Charles E. Burchfield (1893-1967), Song of Spring, 1946; watercolor on paper, 24 5/8 x 28 3/4 inches; Private Collection
Charles E. Burchfield, Journals, April 8, 1915
Monday, April 8, 2019
First wakening – blinding last quarter moon in a black sky; next the red horizon fading upwards; and lastly the white sun flooding the frost-coated earth.

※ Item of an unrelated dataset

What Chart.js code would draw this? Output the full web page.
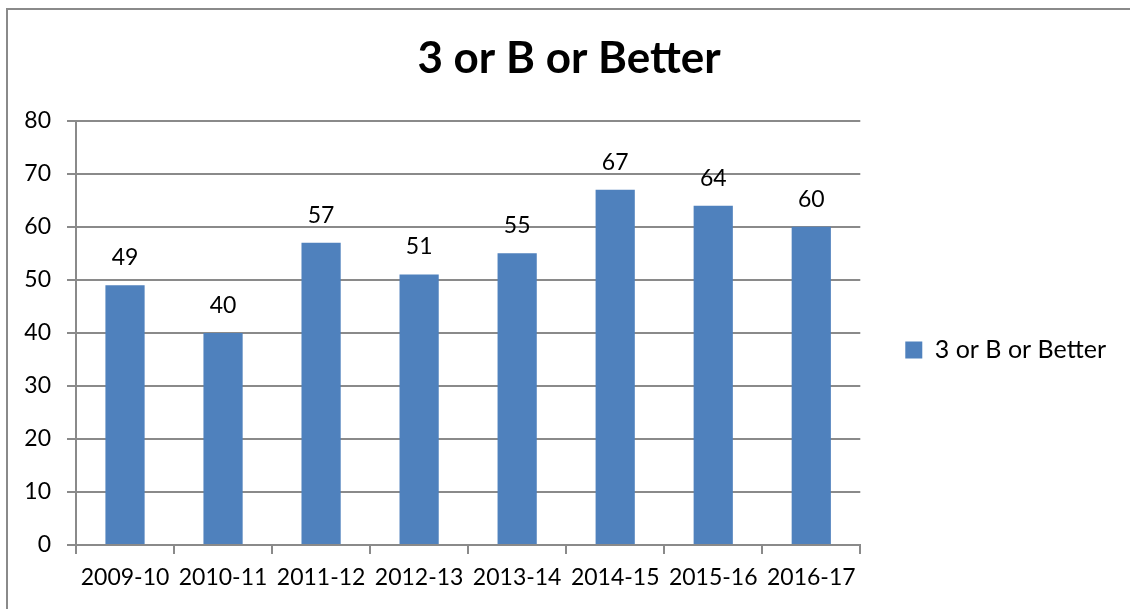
<!DOCTYPE html>
<html>
<head>
<meta charset="utf-8">
<script src="https://cdn.jsdelivr.net/npm/chart.js@4.4.1/dist/chart.umd.min.js"></script>
<style>
    html, body { margin: 0; overflow: hidden; background: #fff; }
    #wrap { position: absolute; left: 0; top: 0; width: 1130px; height: 609px; }
</style>
</head>
<body>
<div id="wrap"><canvas id="chart"></canvas></div>
<script>
const seasons = ['2009-10', '2010-11', '2011-12', '2012-13', '2013-14', '2014-15', '2015-16', '2016-17'];
const scores = [49, 40, 57, 51, 55, 67, 64, 60];
const yTicks = [0, 10, 20, 30, 40, 50, 60, 70, 80];

const FONT = 'Lato, "Liberation Sans", sans-serif';
const GRID = '#8a8a8a';

// grey frame along the top and left edge
const frame = {
    id: 'frame',
    beforeDraw(chart) {
        const ctx = chart.ctx;
        ctx.save();
        ctx.fillStyle = GRID;
        ctx.fillRect(6, 8, chart.width, 2);
        ctx.fillRect(6, 8, 2, chart.height);
        ctx.restore();
    }
};

// numbers above the bars
const barLabels = {
    id: 'barLabels',
    afterDatasetsDraw(chart) {
        const ctx = chart.ctx;
        ctx.save();
        ctx.font = '23px ' + FONT;
        ctx.fillStyle = '#000';
        ctx.textAlign = 'center';
        ctx.textBaseline = 'bottom';
        chart.getDatasetMeta(0).data.forEach((bar, i) => {
            ctx.fillText(scores[i], bar.x, bar.y - 16);
        });
        ctx.restore();
    }
};

// move the legend down a little, like Excel does
const legendShift = {
    id: 'legendShift',
    afterLayout(chart) {
        chart.legend.top += 34;
    }
};

new Chart(document.getElementById('chart'), {
    type: 'bar',
    data: {
        labels: seasons,
        datasets: [{
            label: '3 or B or Better',
            data: scores,
            backgroundColor: '#4F81BD',
            borderWidth: 0,
            barPercentage: 0.4,
            categoryPercentage: 1
        }]
    },
    options: {
        responsive: true,
        maintainAspectRatio: false,
        animation: false,
        layout: { padding: { left: 22, right: 14, top: 0, bottom: 0 } },
        plugins: {
            title: {
                display: true,
                text: '3 or B or Better',
                color: '#000',
                font: { family: FONT, size: 44, weight: 'bold' },
                padding: { top: 32, bottom: 36 }
            },
            legend: {
                position: 'right',
                fullSize: false,
                labels: {
                    color: '#000',
                    font: { family: FONT, size: 25 },
                    boxWidth: 17,
                    boxHeight: 17,
                    padding: 45
                }
            },
            tooltip: { enabled: false }
        },
        scales: {
            x: {
                grid: { display: true, drawOnChartArea: false, offset: true, color: GRID, lineWidth: 2, tickLength: 9 },
                border: { color: GRID, width: 2 },
                ticks: { color: '#000', font: { family: FONT, size: 23 }, padding: 10, maxRotation: 0 },
                afterFit(scale) { scale.height = 64; }
            },
            y: {
                min: 0,
                max: 80,
                afterBuildTicks(scale) { scale.ticks = yTicks.map(v => ({ value: v })); },
                grid: { color: GRID, lineWidth: 2, tickLength: 9 },
                border: { color: GRID, width: 2 },
                ticks: { color: '#000', font: { family: FONT, size: 23 }, padding: 16 },
                afterFit(scale) { scale.width = 54; }
            }
        }
    },
    plugins: [frame, barLabels, legendShift]
});
</script>
</body>
</html>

Thru Park: The melted frost in the frothy sun, sparkles and turn the jagged turf whitish; robins are the songsters
Returning from school, the brilliant morning sunshine flooding the trees which front me, I think how the day should be spent afield. Again,I long for absolute solitude. A cardinal resounds in the sun-shot woods; I espy him topping a remote tree; burning against the blue even at that distance. I hear a new note – Peer – Peer – Peer – Pr – Pr Pr – Ree – Pre pr – How the black trees shoot upwards against the white horizon –
At work all day on a poster. Purple grackles glistening on the lawn – sinewy blue necks and gold-bronze backs – one of the most graceful birds we have. There is something suggestive of Oriental passion dancing about them; or of the silky beauty of a snake
Walk to work – the grass is commencing to bristle but is not fresh; the season is too dry yet for a green spring – we went without Equinoctial storms.
Evening to Piano Recital by Copeland with HA. I realized tonight that music is one of the necessities – without it for several weeks, I was restless and ill at ease -; either music or to be afield.